Survey: Renewal of US-Cuban Relations Receives Broad Support
This article originally appeared on TeleSUR | Thursday, 13 August 2015 | Click here for original article
Most U.S. and Latin American citizens want the U.S. government to put an end to the blockade on the island.
As U.S. Secretary of State John Kerry is about to inaugurate the historical reopening of the U.S. embassy in Havana, Cuba, people surveyed in five Latin American countries and in the United States overwhemingly approve the normalisation of the relations between the two nations.

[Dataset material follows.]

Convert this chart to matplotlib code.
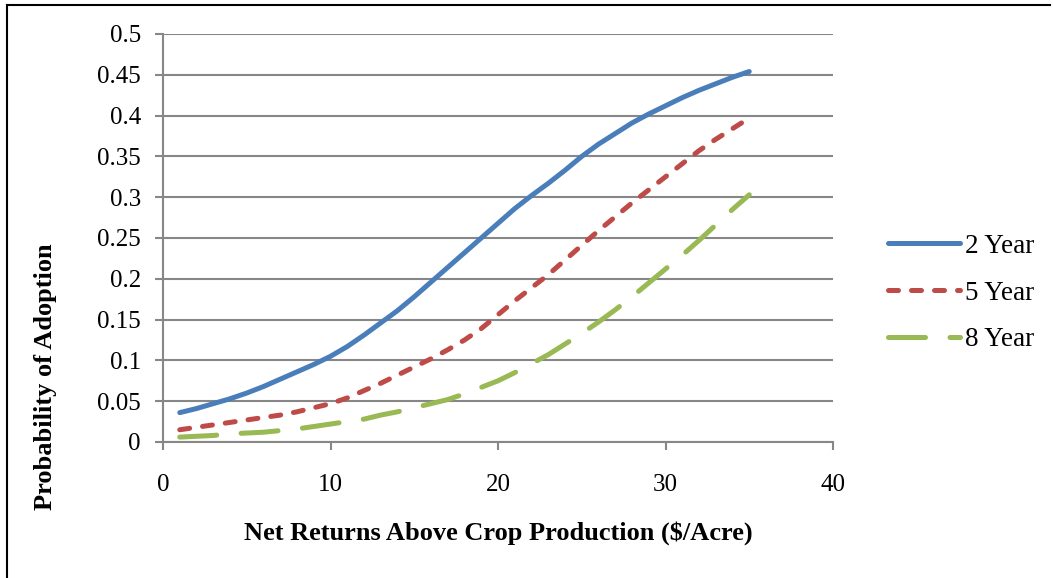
import matplotlib
matplotlib.use("Agg")
import matplotlib.pyplot as plt
from matplotlib.lines import Line2D

# Net returns ($/acre) at which adoption probability is evaluated
returns = list(range(1, 36))

# Probability of adoption by contract length
prob_2yr = [0.036, 0.041, 0.047, 0.053, 0.060, 0.068, 0.077, 0.086, 0.095,
            0.105, 0.117, 0.131, 0.146, 0.161, 0.178, 0.196, 0.214, 0.232,
            0.250, 0.268, 0.286, 0.302, 0.317, 0.333, 0.350, 0.365, 0.378,
            0.391, 0.402, 0.412, 0.422, 0.431, 0.439, 0.447, 0.454]
prob_5yr = [0.015, 0.018, 0.021, 0.024, 0.027, 0.030, 0.033, 0.037, 0.042,
            0.047, 0.054, 0.063, 0.072, 0.082, 0.092, 0.102, 0.113, 0.125,
            0.139, 0.156, 0.173, 0.189, 0.205, 0.223, 0.241, 0.259, 0.276,
            0.293, 0.309, 0.325, 0.341, 0.357, 0.371, 0.384, 0.397]
prob_8yr = [0.006, 0.007, 0.008, 0.010, 0.011, 0.012, 0.014, 0.016, 0.019,
            0.022, 0.025, 0.028, 0.033, 0.037, 0.042, 0.047, 0.052, 0.059,
            0.067, 0.075, 0.085, 0.096, 0.107, 0.120, 0.133, 0.147, 0.162,
            0.178, 0.195, 0.212, 0.229, 0.247, 0.266, 0.285, 0.303]

series_labels = ["2 Year", "5 Year", "8 Year"]
x_ticks = [0, 10, 20, 30, 40]
y_ticks = [0, 0.05, 0.1, 0.15, 0.2, 0.25, 0.3, 0.35, 0.4, 0.45, 0.5]
y_tick_labels = ["0", "0.05", "0.1", "0.15", "0.2", "0.25", "0.3", "0.35",
                 "0.4", "0.45", "0.5"]

plt.rcParams["font.family"] = ["Liberation Serif", "DejaVu Serif"]

W, H = 1053, 578
fig = plt.figure(figsize=(W / 100, H / 100), dpi=100)
ax = fig.add_axes([163 / W, (H - 442) / H, (833 - 163) / W, (442 - 34) / H])

grid_col = "#878787"
lw = 3.6
ax.plot(returns, prob_2yr, color="#4a7ebb", lw=lw, solid_capstyle="round",
        solid_joinstyle="round", label=series_labels[0])
ax.plot(returns, prob_5yr, color="#be4b48", lw=lw, dash_capstyle="round",
        dashes=(2.0, 2.6), label=series_labels[1])
ax.plot(returns, prob_8yr, color="#98b954", lw=lw, dash_capstyle="round",
        dashes=(7.4, 4.9), label=series_labels[2])

ax.set_xlim(0, 40)
ax.set_ylim(0, 0.5)
ax.set_xticks(x_ticks)
ax.set_yticks(y_ticks)
ax.set_yticklabels(y_tick_labels)
ax.yaxis.grid(True, color=grid_col, lw=1.5)
ax.set_axisbelow(True)
for s in ("top", "right"):
    ax.spines[s].set_visible(False)
for s in ("left", "bottom"):
    ax.spines[s].set_color(grid_col)
    ax.spines[s].set_linewidth(1.5)
ax.tick_params(axis="both", direction="out", color=grid_col, width=1.5,
               length=6, labelsize=18)
ax.tick_params(axis="y", pad=10)
ax.tick_params(axis="x", pad=17)

# Axis titles
fig.text(498 / W, (H - 533) / H, "Net Returns Above Crop Production ($/Acre)",
         ha="center", va="center", fontsize=19, fontweight="bold")
fig.text(46 / W, (H - 377) / H, "Probability of Adoption", rotation=90,
         ha="center", va="center", fontsize=19, fontweight="bold")

ax.legend(loc="center left", bbox_to_anchor=(888 / W, (H - 293) / H),
          bbox_transform=fig.transFigure, frameon=False, fontsize=19.5,
          handlelength=2.65, handletextpad=0.19, labelspacing=0.8,
          borderaxespad=0, borderpad=0)

# Frame lines along the top and left edges
fig.add_artist(Line2D([7 / W, 1050 / W], [(H - 5) / H, (H - 5) / H],
                      transform=fig.transFigure, color="black", lw=1.5))
fig.add_artist(Line2D([7 / W, 7 / W], [(H - 5) / H, 0],
                      transform=fig.transFigure, color="black", lw=1.5))

fig.savefig("out.png", dpi=100, facecolor="white")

Nearly three-quarters of U.S. citizens surveyed, 73 percent, said they supported the U.S. renewing ties with Cuba, the Pew Research Center found, and as much as the 77 percent supported the move in the five Latin American countries surveyed (Argentina, Brazil, Chile, Mexico and Venezuela).
Similar rates also wants the U.S. government to put an end to the blockade on the island, which was implemented over half a century ago and caused severe damages to the Cuban people: 72 percent in the United States and 76 percent in Latin America.
According to a recent report issued by the United Nations’ Economic Commission for Latin America and the Caribbean, Cuba lost out on US$117 billion between 1960 and 2014 due to the U.S. economic blockade on the country.
Cuba and the United States formally resumed ties after 54 years and the Cuban flag was raised over the Caribbean island's embassy in Washington.
The end of an icy era in relations between Washington and Havana has been applauded by the world, but there are complex issues to resolve in order to reach full normalization, as the blockade still in force since 1962 while the territory of Guantanamo has not been returned since 1903 when it was rented without a contract completion date.